Well, deep in the bowels of the Department for Communities and Local Government, no doubt pushed, prodded and provoked by the Treasury, the word is indeed being made flesh.
The word in question is the report by the diminutive member of the Bank of England’s Monetary Policy Committee, economist and Treasury out-rider Kate Barker. The flesh will be the forthcoming White Paper on Planning. And a glorious, heaving, confused melee of a row is likely to break over the equally petite frame of planning minister, Yvette Cooper.
If ever there was an issue where the Great British Public says one thing and believes another it is planning. The world of Whitehall and industry and the think-tanks which straddle them, are united in the belief that the planning system is archaic, slow, inefficient, anti-competitive and locked into a process which is implicitly anti-development. The GBP, by and large, thinks the planning system is constructed so as to allow development to ride rough-shod over the views of local people.
Kate Barker was originally signed up by Gordon Brown to set out an intellectual case against joining the single currency on the grounds that the volatility of house prices in Britain made it impossible to surrender national control of interest rates. She duly obliged, and prescribed a house-building programme which could bring Britain more into line with Continental trends in housing inflation. That study evolved into a full-dress critique of the planning system which Whitehall sees as standing alongside the Lyons report in local government finance, the Eddington report into transport infrastructure, and the Leitch report into skills as setting the agenda for a Brown Government.
The problem for any planning system is easily stated.
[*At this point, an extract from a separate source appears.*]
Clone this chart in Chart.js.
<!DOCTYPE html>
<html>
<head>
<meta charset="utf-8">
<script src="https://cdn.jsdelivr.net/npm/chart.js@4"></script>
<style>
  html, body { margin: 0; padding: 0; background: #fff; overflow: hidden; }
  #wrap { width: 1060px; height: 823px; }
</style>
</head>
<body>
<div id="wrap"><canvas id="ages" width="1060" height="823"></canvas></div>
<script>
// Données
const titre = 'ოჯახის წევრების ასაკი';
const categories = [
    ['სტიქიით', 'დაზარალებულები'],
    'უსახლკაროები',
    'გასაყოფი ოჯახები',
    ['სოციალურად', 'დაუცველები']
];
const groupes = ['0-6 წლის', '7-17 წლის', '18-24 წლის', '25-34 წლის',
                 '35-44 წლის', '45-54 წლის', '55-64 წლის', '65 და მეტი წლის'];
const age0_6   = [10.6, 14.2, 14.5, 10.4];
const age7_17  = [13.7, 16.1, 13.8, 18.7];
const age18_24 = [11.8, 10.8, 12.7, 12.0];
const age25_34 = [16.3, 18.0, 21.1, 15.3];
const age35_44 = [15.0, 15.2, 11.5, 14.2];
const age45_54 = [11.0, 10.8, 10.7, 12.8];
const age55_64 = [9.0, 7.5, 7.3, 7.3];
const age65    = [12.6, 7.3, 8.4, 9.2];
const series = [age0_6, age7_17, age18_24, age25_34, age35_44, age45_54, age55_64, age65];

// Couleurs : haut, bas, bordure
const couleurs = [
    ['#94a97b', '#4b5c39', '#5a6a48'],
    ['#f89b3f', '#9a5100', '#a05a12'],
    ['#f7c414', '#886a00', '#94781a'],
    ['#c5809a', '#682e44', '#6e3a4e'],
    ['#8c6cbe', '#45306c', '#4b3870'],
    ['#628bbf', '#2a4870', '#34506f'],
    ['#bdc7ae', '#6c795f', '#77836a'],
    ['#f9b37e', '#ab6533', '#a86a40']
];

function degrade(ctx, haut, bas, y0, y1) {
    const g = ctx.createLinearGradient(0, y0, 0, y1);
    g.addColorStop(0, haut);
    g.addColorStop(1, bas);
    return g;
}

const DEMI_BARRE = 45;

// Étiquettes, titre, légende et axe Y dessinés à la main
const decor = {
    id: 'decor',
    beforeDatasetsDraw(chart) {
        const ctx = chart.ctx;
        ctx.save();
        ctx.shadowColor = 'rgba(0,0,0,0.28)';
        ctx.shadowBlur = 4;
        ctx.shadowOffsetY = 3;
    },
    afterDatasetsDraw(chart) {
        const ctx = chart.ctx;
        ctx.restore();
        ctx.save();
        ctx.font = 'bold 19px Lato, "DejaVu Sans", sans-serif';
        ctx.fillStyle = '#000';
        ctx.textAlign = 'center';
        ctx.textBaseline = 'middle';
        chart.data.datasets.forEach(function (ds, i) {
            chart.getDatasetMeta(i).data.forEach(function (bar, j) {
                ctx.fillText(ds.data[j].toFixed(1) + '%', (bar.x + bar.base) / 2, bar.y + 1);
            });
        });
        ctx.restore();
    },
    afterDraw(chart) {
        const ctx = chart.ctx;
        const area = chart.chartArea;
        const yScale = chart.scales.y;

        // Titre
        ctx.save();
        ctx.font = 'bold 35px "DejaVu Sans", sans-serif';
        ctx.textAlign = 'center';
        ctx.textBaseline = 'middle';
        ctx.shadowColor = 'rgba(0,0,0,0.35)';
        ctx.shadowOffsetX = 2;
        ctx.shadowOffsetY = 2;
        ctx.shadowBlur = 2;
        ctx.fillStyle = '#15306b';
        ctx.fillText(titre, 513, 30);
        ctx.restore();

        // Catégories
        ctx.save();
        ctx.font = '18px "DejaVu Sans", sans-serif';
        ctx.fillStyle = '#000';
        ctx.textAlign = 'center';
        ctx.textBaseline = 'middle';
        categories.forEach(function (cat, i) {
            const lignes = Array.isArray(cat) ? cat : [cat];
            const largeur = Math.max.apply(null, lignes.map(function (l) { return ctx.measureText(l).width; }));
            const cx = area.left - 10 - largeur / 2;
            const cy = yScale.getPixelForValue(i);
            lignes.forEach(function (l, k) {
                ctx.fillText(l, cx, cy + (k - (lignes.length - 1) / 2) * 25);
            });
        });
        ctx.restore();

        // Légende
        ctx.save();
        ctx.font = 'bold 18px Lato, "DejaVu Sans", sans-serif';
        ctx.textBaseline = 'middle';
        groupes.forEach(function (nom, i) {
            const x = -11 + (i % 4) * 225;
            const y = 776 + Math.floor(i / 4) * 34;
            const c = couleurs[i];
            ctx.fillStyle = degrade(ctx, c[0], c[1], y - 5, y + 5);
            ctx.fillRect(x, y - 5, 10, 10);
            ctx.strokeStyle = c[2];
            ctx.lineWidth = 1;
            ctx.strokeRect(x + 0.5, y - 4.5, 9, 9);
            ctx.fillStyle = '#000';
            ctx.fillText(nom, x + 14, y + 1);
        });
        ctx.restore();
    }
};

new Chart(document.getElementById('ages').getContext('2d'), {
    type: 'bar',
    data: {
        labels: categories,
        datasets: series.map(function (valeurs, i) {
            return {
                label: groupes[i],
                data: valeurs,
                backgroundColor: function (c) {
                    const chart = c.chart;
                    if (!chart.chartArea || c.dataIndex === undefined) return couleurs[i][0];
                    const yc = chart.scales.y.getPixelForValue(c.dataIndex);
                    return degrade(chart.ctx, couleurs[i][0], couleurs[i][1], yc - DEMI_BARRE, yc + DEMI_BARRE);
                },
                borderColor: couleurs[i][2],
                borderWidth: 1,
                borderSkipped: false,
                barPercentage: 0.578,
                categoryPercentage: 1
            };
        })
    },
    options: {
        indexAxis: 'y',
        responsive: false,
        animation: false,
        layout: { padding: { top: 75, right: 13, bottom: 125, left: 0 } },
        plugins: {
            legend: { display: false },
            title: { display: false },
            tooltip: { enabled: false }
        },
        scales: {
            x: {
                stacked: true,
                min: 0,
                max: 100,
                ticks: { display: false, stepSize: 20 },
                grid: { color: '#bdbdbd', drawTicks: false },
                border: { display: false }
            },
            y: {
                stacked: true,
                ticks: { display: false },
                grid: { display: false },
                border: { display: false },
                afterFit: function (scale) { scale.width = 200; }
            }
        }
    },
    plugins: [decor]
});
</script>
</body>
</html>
Essentially it must mediate between a suspicious public and politicians who see the need for action. If changes appear to tilt the balance towards politicians there will be an outcry. And however strong the arguments Barker advances for individual changes, the cumulative impact of her recommendations is to tilt the balance against the safeguards in the present system.
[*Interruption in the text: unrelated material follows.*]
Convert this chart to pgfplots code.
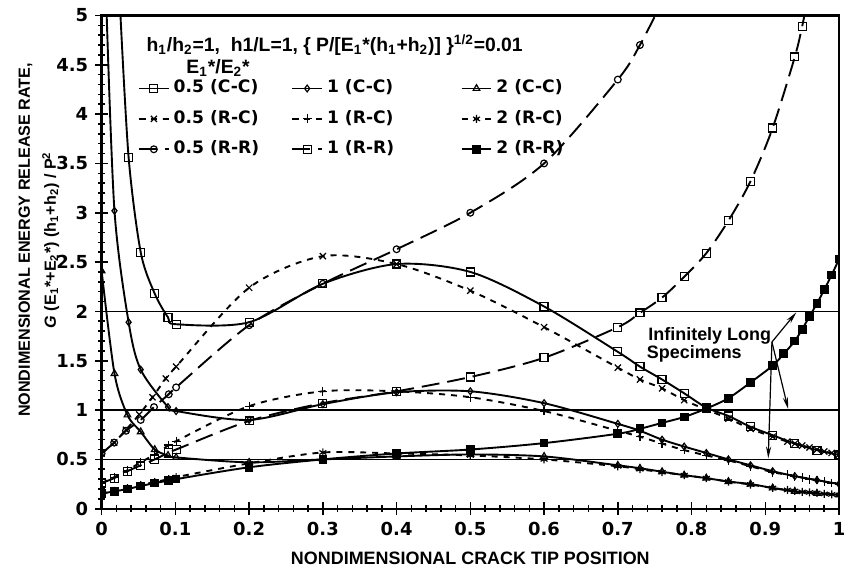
\documentclass[border=0pt]{standalone}
\usepackage{fontspec}
\setmainfont{Liberation Sans}
\newfontfamily\dv{DejaVu Sans}
\usepackage{pgfplots}
\pgfplotsset{compat=1.18}
\usetikzlibrary{arrows.meta}

\pgfplotsset{
  crv/.style={smooth, tension=0.5, line width=0.95pt, black},
  mk/.style={mark options={solid, fill=white, line width=0.6pt}},
  every axis plot/.append style={
    legend image code/.code={\draw[mark repeat=2,mark phase=2] plot coordinates {(0pt,0pt)(7.5pt,0pt)(15pt,0pt)};}
  },
}
\newcommand{\ca}[1]{\makebox[57pt][l]{#1}}
\newcommand{\cb}[1]{\makebox[65pt][l]{#1}}

\begin{document}
\begin{tikzpicture}[font=\bfseries]
\begin{axis}[
  scale only axis, width=370pt, height=247.5pt,
  at={(0,0)}, anchor=south west,
  xmin=0, xmax=1, ymin=0, ymax=5,
  xtick={0,0.1,0.2,0.3,0.4,0.5,0.6,0.7,0.8,0.9,1},
  xticklabels={0,0.1,0.2,0.3,0.4,0.5,0.6,0.7,0.8,0.9,1},
  ytick={0,0.5,1,1.5,2,2.5,3,3.5,4,4.5,5},
  yticklabels={0,0.5,1,1.5,2,2.5,3,3.5,4,4.5,5},
  minor x tick num=4, minor y tick num=4,
  tick align=center, tick pos=left,
  major tick length=6.5pt, minor tick length=3.5pt,
  every tick/.style={black, line width=0.8pt},
  axis line style={line width=1.2pt},
  tick label style={font=\dv\bfseries\fontsize{9}{10}\selectfont},
  clip marker paths=true,
  xlabel={NONDIMENSIONAL CRACK TIP POSITION},
  every axis x label/.style={at={(rel axis cs:0.5,-0.1)}, anchor=center, font=\bfseries\fontsize{9}{10}\selectfont},
  ylabel={NONDIMENSIONAL ENERGY RELEASE RATE,\\\textit{G} (E\textsubscript{1}*+E\textsubscript{2}*) (h\textsubscript{1}+h\textsubscript{2}) / P\textsuperscript{2}},
  every axis y label/.style={at={(rel axis cs:-0.0851,0.545)}, rotate=90, anchor=center, align=center, font=\bfseries\fontsize{8.1}{13}\selectfont},
  legend columns=3,
  legend cell align=left,
  legend style={draw=none, fill=none, at={(axis cs:0.0487,4.39)}, anchor=north west,
    inner sep=0pt, /tikz/column sep=0pt, /tikz/row sep=2.75pt,
    nodes={inner sep=2pt, text height=6.5pt, text depth=2pt, font=\dv\bfseries\fontsize{8.6}{10}\selectfont}},
]
% reference lines (infinitely long specimens)
\draw[line width=0.7pt] (axis cs:0,0.5) -- (axis cs:1,0.5);
\draw[line width=0.7pt] (axis cs:0,1) -- (axis cs:1,1);
\draw[line width=0.7pt] (axis cs:0,2) -- (axis cs:1,2);

% 0.5 (C-C)
\addplot[crv, mk, mark=square, mark size=2pt] coordinates {
(0.025,5.08)(0.0366,3.56)(0.053,2.60)(0.072,2.18)(0.09,1.94)(0.101,1.87)(0.2,1.89)(0.3,2.28)(0.4,2.48)(0.5,2.40)(0.6,2.05)(0.7,1.59)(0.73,1.44)(0.76,1.31)(0.79,1.17)(0.82,1.025)(0.85,0.94)(0.88,0.83)(0.91,0.745)(0.94,0.66)(0.97,0.594)(1.0,0.545)};
\addlegendentry{\ca{0.5 (C-C)}}
% 1 (C-C)
\addplot[crv, mk, mark=diamond, mark size=1.7pt] coordinates {
(0.0065,5.08)(0.0174,3.02)(0.0366,1.89)(0.053,1.41)(0.09,1.03)(0.101,0.99)(0.2,0.90)(0.3,1.06)(0.4,1.18)(0.5,1.19)(0.6,1.07)(0.7,0.86)(0.73,0.79)(0.76,0.70)(0.79,0.63)(0.82,0.565)(0.85,0.50)(0.88,0.44)(0.91,0.38)(0.94,0.33)(0.97,0.29)(1.0,0.25)};
\addlegendentry{\cb{1 (C-C)}}
% 2 (C-C)
\addplot[crv, mk, mark=triangle, mark size=1.9pt] coordinates {
(0,2.41)(0.0174,1.37)(0.035,0.95)(0.053,0.78)(0.072,0.60)(0.09,0.54)(0.101,0.52)(0.2,0.47)(0.3,0.50)(0.4,0.53)(0.5,0.55)(0.6,0.53)(0.7,0.44)(0.73,0.41)(0.76,0.375)(0.79,0.34)(0.82,0.31)(0.85,0.275)(0.88,0.25)(0.91,0.21)(0.94,0.175)(0.97,0.155)(1.0,0.14)};
\addlegendentry{2 (C-C)}
% 0.5 (R-C)
\addplot[crv, mk, dash pattern=on 3pt off 3pt, mark=x, mark size=2.2pt] coordinates {
(0,0.56)(0.017,0.67)(0.033,0.80)(0.051,0.955)(0.069,1.13)(0.087,1.32)(0.101,1.44)(0.2,2.24)(0.3,2.56)(0.4,2.48)(0.5,2.21)(0.6,1.84)(0.7,1.43)(0.73,1.31)(0.76,1.22)(0.79,1.10)(0.82,1.005)(0.85,0.914)(0.88,0.81)(0.91,0.73)(0.93,0.68)(0.94,0.66)(0.95,0.64)(0.96,0.62)(0.97,0.60)(0.98,0.58)(0.99,0.565)(1.0,0.55)};
\addlegendentry{\ca{0.5 (R-C)}}
% 1 (R-C)
\addplot[crv, mk, dash pattern=on 3pt off 3pt, mark=+, mark size=2.2pt] coordinates {
(0,0.26)(0.017,0.32)(0.035,0.39)(0.053,0.47)(0.072,0.55)(0.091,0.645)(0.101,0.685)(0.2,1.04)(0.3,1.19)(0.4,1.19)(0.5,1.13)(0.6,0.99)(0.7,0.79)(0.73,0.73)(0.76,0.66)(0.79,0.594)(0.82,0.54)(0.85,0.49)(0.88,0.43)(0.91,0.37)(0.93,0.345)(0.94,0.33)(0.95,0.315)(0.96,0.30)(0.97,0.29)(0.98,0.275)(0.99,0.26)(1.0,0.25)};
\addlegendentry{\cb{1 (R-C)}}
% 2 (R-C)
\addplot[crv, mk, dash pattern=on 3pt off 3pt, mark=asterisk, mark size=2pt] coordinates {
(0,0.15)(0.017,0.18)(0.035,0.21)(0.053,0.24)(0.072,0.27)(0.091,0.30)(0.101,0.32)(0.2,0.46)(0.3,0.57)(0.4,0.56)(0.5,0.54)(0.6,0.50)(0.7,0.43)(0.73,0.40)(0.76,0.37)(0.79,0.34)(0.82,0.31)(0.85,0.275)(0.88,0.245)(0.91,0.21)(0.93,0.19)(0.94,0.18)(0.95,0.17)(0.96,0.165)(0.97,0.16)(0.98,0.15)(0.99,0.145)(1.0,0.14)};
\addlegendentry{2 (R-C)}
% 0.5 (R-R)
\addplot[crv, mk, dash pattern=on 9pt off 4pt, mark=o, mark size=1.7pt] coordinates {
(0,0.56)(0.017,0.67)(0.033,0.79)(0.053,0.90)(0.071,1.03)(0.091,1.16)(0.101,1.23)(0.2,1.86)(0.3,2.28)(0.4,2.63)(0.5,3.00)(0.6,3.50)(0.7,4.35)(0.73,4.70)(0.756,5.08)};
\addlegendentry{\ca{0.5 (R-R)}}
% 1 (R-R)
\addplot[crv, mk, dash pattern=on 9pt off 4pt, mark=square, mark size=2pt] coordinates {
(0,0.26)(0.017,0.31)(0.035,0.38)(0.053,0.44)(0.072,0.50)(0.091,0.57)(0.101,0.60)(0.2,0.89)(0.3,1.07)(0.4,1.19)(0.5,1.335)(0.6,1.53)(0.7,1.84)(0.73,1.985)(0.76,2.14)(0.79,2.35)(0.82,2.59)(0.85,2.92)(0.88,3.32)(0.91,3.86)(0.94,4.58)(0.95,4.89)(0.955,5.08)};
\addlegendentry{\cb{1 (R-R)}}
% 2 (R-R)
\addplot[crv, mark=square*, mark size=1.7pt, mark options={solid, fill=black}] coordinates {
(0,0.155)(0.017,0.175)(0.035,0.20)(0.053,0.23)(0.072,0.26)(0.091,0.285)(0.101,0.30)(0.2,0.42)(0.3,0.50)(0.4,0.56)(0.5,0.60)(0.6,0.665)(0.7,0.76)(0.73,0.81)(0.76,0.87)(0.79,0.93)(0.82,1.015)(0.85,1.12)(0.88,1.28)(0.91,1.45)(0.925,1.57)(0.94,1.70)(0.95,1.82)(0.96,1.95)(0.97,2.08)(0.98,2.22)(0.99,2.37)(1.0,2.53)};
\addlegendentry{2 (R-R)}

% annotations
\node[anchor=west, font=\bfseries\fontsize{9.7}{10}\selectfont] at (axis cs:0.0514,4.70)
  {h\textsubscript{1}/h\textsubscript{2}=1,\ \ h1/L=1, \{ P/[E\textsubscript{1}*(h\textsubscript{1}+h\textsubscript{2})] \}\textsuperscript{1/2}=0.01};
\node[anchor=west, font=\bfseries\fontsize{9.7}{10}\selectfont] at (axis cs:0.1055,4.47)
  {E\textsubscript{1}*/E\textsubscript{2}*};
\node[anchor=base west, inner sep=0pt, font=\bfseries\fontsize{9}{10}\selectfont] at (axis cs:0.741,1.71) {Infinitely Long};
\node[anchor=base west, inner sep=0pt, font=\bfseries\fontsize{9}{10}\selectfont] at (axis cs:0.739,1.52) {Specimens};
\draw[-{Stealth[length=6pt,width=2.6pt]}, line width=0.6pt] (axis cs:0.909,1.69) -- (axis cs:0.942,1.99);
\draw[-{Stealth[length=6pt,width=2.6pt]}, line width=0.6pt] (axis cs:0.909,1.69) -- (axis cs:0.931,1.01);
\draw[-{Stealth[length=6pt,width=2.6pt]}, line width=0.6pt] (axis cs:0.909,1.69) -- (axis cs:0.904,0.51);
\end{axis}
\pgfresetboundingbox
\path (-51pt,-37.75pt) rectangle (373.5pt,255.25pt);
\end{tikzpicture}
\end{document}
Four suggestions illustrate this tilt. Barker argues that if a plan in out of date the assumption should be in favour of development; that the presumption against car-parking should be re-visited; that the “needs test” should be re-designed; and that the boundaries of the green belt should not be regarded as immutable. There is a fifth which will have an intense impact on the local communities in the eye of particular planning storms - that large public interest projects (airports, waste disposal facilities, energy projects) should be decided in a national body and by-pass the existing hierarchy of local planning.
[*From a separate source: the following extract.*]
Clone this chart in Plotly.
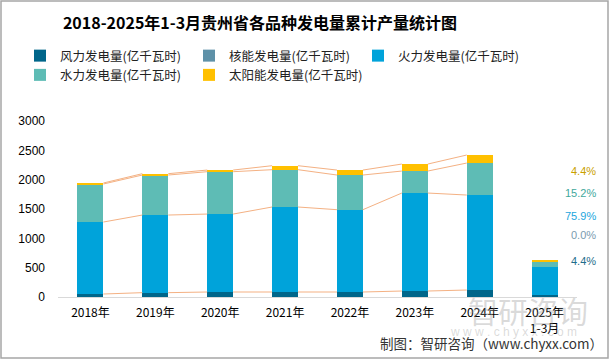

Green belts are, of course, defended as if they sheltered the spirits of generations of tribal ancestors: all but the most exceptional disturbance is desecration. But the needs test issue will exercise local authorities more closely. The Association of Town Centre Management gives a flavour of the concern when it declares that: “the removal of the needs test will accelerate the decline of town and city centres in England by undermining the strength of the existing planning policies and by permitting more out of town development.”
Green pressure groups are already orchestrating letters to MPs protesting against the dilution of planning protection for areas of special environmental importance.
The Government has made a rod for its own back by its angst-ridden declarations about the need to get an increasingly disenchanted public to re-engage with politics and embrace civil activism (though presumably not be signing petitions against road pricing on the Downing St web-site!). It is difficult to see how the removal of local processes over big planning issues will re-engage anyone except planning QCs.
There is one little idea in the Barker proposals which could ease the burden on planners and, I suspect, prove a nice little earner for local solicitors and some tricky leg-work for councillors. If No 47 Acacia Avenue wants to build a nice little conservatory or put a granny annex over the garage and the only people affected would be the neighbours at No 49 the two households should be able to reach a private agreement to let the work go ahead.
Now that really would be the word made flesh!